At the risk of sounding incredibly judgmental, I think your appreciation for current cinema, particularly differentiating between something that is great versus something that is ordinary, may change with more viewing of classic films. I say this not to be condescending, but to reflect my own experience. Before I started my blog, I had never seen Citizen Kane, Psycho, The Good, the Bad, and the Ugly, The Bicycle Thief, and many other classic films. I had never seen a Charlie Chaplin film, nor had I seen most of the work of Stanley Kubrick. It has completely changed the way I look at contemporary films. Some films I loved have become less groundbreaking to me, while others I dismissed have risen in my view.
I do find it disheartening that you say you have little interest in classic film. Are you saying you enjoy things like Up in the Air and The Hangover more than Citizen Kane or 2001: A Space Odyssey? A lot of people tend to oversell the importance of classic films and the trashiness of contemporary cinema, but the classics are classic for a reason.
I acknowledged the likely intent of channeling The Social Network in reviewing Citizen Kane, and given our age and the age of our readers it was likely a helpful comparison. However, I do wonder if, while you were watching what many call the greatest film ever made, you saw it mainly through the scope of The Social Network, a film that might not be watched in ten years.
In the event that others do not read my full article, let me be clear.
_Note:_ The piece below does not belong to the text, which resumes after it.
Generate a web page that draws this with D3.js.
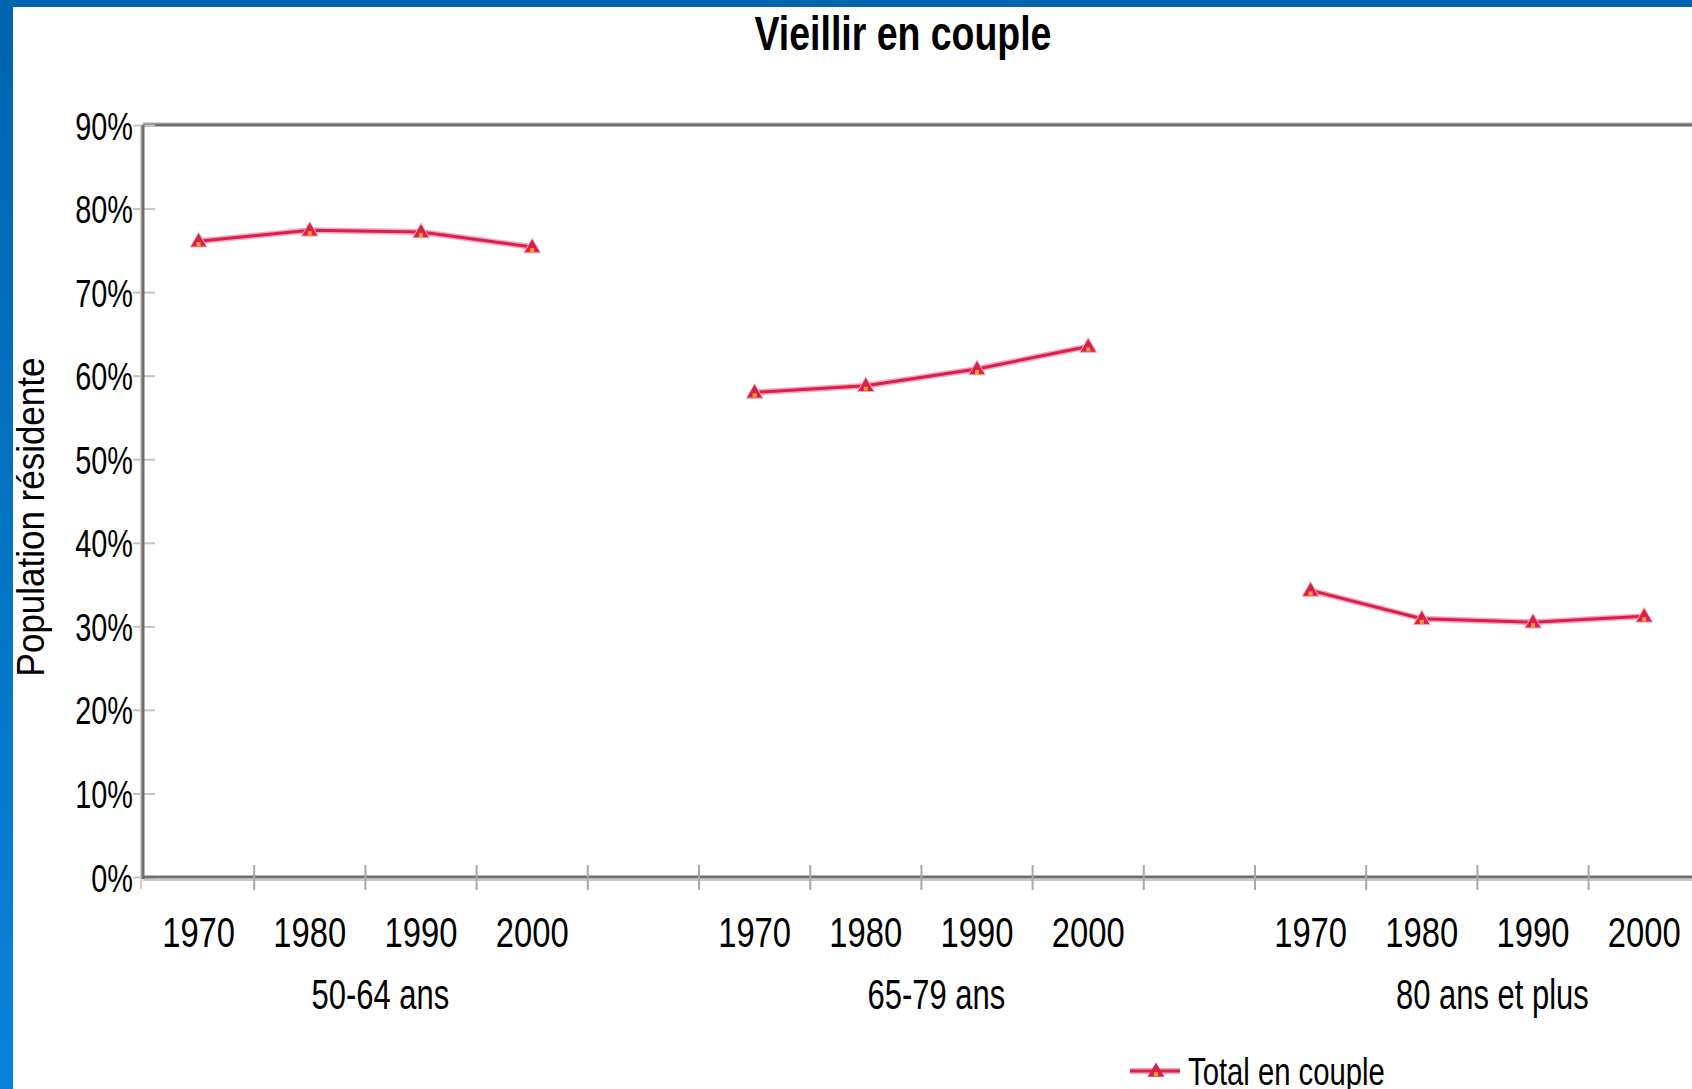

The piece was just as much about criticizing myself as it was Marshall or another blogger I named.
First of all, I do apologize for not giving your post the proper context. That probably made you come off as a lot more nefarious as I intended.
And sorry to disappoint you, but I would MUCH rather watch “Up in the Air” and “The Hangover” over “Citizen Kane” or “2001.” Watching movies is something that I still consider largely social, and I’d rather spend my time watching movies that I can discuss meaningfully with other people. I saw “The Social Network” twice, something I rarely do nowadays, because I knew how intelligently I could discuss it with so many people. Can’t really do that with “Citizen Kane” in high school.
Also, I read your site (although I don’t comment nearly as much as I should) often and have noticed a general pessimism towards the films out in release. I think you are turning a blind eye to the fact that there have been some great movies released in the present day. 2010 may be a little lacking, as some have gone on the record stating, but there are plenty of movies that can entertain, enthrall, captivate, and compel in a theater near you. If you measure them all by the stature of “Citizen Kane,” you are defeating the purpose and setting yourself up for a miserable experience. These are movies that are great for what they are, not for some monument in cinematic history.